WORK INSTRUCTIONS: Pictures are not part of the copy. Retype the lines from the first one through the line that contains "from bokeh.resources import INLINE".
--- Start ---
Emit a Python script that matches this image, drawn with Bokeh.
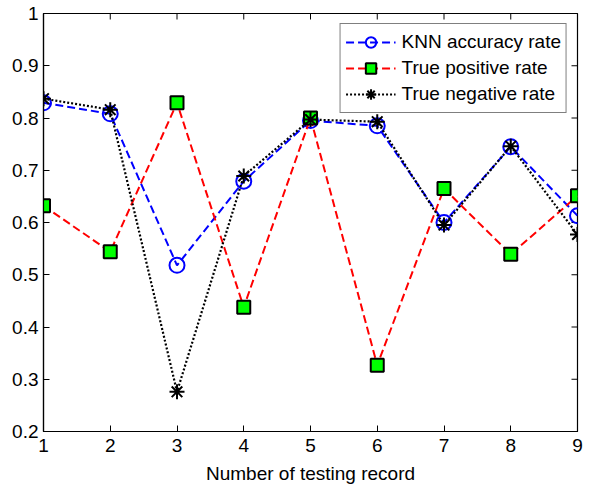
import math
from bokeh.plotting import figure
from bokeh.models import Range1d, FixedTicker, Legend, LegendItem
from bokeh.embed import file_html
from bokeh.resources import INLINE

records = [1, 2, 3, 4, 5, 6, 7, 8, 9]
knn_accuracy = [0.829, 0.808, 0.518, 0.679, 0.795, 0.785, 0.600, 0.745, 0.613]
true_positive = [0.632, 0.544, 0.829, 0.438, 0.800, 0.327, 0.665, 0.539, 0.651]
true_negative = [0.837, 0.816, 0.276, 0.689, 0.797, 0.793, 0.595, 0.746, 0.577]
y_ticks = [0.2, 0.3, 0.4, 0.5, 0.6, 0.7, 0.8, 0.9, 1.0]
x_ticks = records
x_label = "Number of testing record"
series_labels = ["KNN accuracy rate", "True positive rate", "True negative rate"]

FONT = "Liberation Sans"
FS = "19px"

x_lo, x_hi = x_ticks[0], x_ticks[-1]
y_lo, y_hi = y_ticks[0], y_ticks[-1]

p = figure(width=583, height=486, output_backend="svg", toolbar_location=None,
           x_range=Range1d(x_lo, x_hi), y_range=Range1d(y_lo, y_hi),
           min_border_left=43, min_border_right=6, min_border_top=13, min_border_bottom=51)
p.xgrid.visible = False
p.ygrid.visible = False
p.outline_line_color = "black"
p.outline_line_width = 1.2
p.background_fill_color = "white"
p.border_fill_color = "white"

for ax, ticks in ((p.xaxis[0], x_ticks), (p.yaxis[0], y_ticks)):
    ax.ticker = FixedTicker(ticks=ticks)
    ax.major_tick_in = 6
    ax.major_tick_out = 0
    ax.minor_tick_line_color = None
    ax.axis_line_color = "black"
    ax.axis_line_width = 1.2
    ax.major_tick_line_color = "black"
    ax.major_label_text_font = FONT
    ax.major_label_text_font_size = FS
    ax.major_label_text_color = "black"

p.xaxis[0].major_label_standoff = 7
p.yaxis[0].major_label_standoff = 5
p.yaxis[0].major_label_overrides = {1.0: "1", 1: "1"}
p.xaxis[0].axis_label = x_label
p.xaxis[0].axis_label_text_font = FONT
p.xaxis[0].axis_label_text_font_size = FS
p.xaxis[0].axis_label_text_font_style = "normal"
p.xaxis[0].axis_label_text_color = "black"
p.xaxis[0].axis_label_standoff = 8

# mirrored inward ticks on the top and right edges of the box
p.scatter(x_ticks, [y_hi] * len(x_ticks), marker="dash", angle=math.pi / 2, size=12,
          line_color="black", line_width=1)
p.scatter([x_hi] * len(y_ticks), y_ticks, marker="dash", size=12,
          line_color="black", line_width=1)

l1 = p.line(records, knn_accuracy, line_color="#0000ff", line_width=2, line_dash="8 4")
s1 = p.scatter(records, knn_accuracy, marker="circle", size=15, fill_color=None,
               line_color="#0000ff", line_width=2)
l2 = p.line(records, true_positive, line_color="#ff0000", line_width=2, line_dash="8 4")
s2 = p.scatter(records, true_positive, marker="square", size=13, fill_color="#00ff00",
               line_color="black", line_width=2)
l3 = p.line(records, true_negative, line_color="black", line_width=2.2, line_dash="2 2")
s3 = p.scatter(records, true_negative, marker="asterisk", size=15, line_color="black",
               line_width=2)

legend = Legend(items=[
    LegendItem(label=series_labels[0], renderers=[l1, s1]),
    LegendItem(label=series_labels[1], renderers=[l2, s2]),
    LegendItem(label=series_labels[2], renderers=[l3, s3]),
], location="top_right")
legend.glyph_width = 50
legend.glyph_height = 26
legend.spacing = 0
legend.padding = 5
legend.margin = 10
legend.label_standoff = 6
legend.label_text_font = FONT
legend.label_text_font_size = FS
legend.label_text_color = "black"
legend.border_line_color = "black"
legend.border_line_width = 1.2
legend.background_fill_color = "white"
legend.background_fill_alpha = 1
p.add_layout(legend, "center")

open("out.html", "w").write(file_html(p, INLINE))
--- End ---
THE COMPLETED TASK:
Emit a Python script that matches this image, drawn with Bokeh.
import math
from bokeh.plotting import figure
from bokeh.models import Range1d, FixedTicker, Legend, LegendItem
from bokeh.embed import file_html
from bokeh.resources import INLINE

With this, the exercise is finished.